A Fantastic Woman

The opening credits roll over a waterfall. Four cascades crash into a foamy, white centre. This image of violent flux will be applied many times to the face and body of Marina (Daniela Vega): her countenance wobbles in the reflection of a mirror held up by two workers; she’s disfigured by the pulsing lights – red, white, red, white – of a nightclub; her face is pulled into a hideous gurn by sellotape wrapped violently around her head. Marina is a trans woman. These images show an identity that’s provisional, interrogative, underdetermined. And the people she comes into contact with – desperate for simplicity and fixedness – find this ongoing flux uncomfortable. One accusation becomes a refrain: ‘I don’t know who you are.’ 

After her partner dies, she is forced to defend her legitimacy to his family and the state. His ex-wife calls her a pervert and a chimera. Marina’s boss – otherwise a comradely figure – reproaches her for being mysterious. If she is enigmatic, sometimes to the point of inscrutability, it’s because Chilean society has taught her to guard against an attack that is always imminent. People, especially state officials, are so cruel, and so casual about it: they use her old, male name; they watch while she undresses; they refuse to acknowledge she had a ‘healthy, loving, consensual relationship’.

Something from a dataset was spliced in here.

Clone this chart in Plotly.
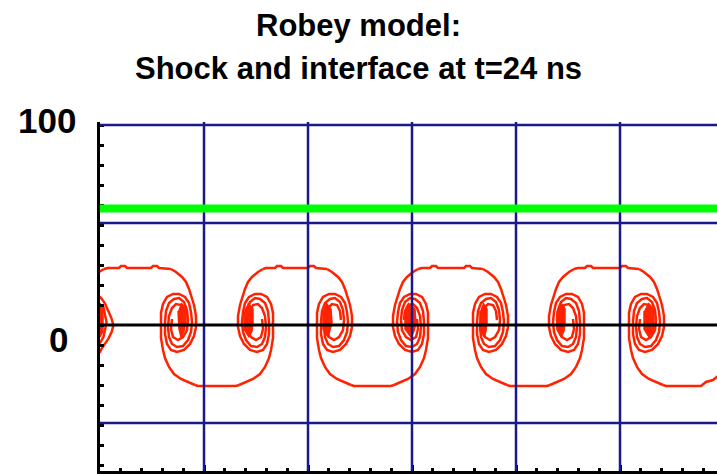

There are scenes where she negotiates conflict through exactitude, wearing a mask of desperate civility. The most memorable sees her walking through a sauna, transitioning from female to male, passing as both, in order to open her partner’s locker. It’s a brilliantly suspenseful use of gender fluidity. Elsewhere, she is triumphant. She fights for custody of her dog and she wins, and in the end she is able to resume her life. As the title of the film announces, the tone is celebratory. Marina is a FANTASTIC WOMAN, not some opaque, amorphous chimera. Vega was by all accounts an integral part of the creative process, and her character vibrates with life, especially in the scenes of tenderness. Early on, she’s in love, singing, laughing, having sex. The scenes between her and her piano teacher feel sincerely intimate; he sermonises, ‘You don’t ask for love or peace. You say “let me be your instrument of love, let me be your vessel of peace”’. And – most powerful of all – there is the magical realist song-and-dance sequence, when she seems to inhabits her flesh in a grand and perfect way. The discoteque atmosphere is unusually exhilarating, managing to communicate the spontaneous thrill of the sesh, an almost prefigurative moment. 

It’s not a perfect film, but at this point in the culture it’s an important film: a celebration of survival, performed with the rhythm of resistance.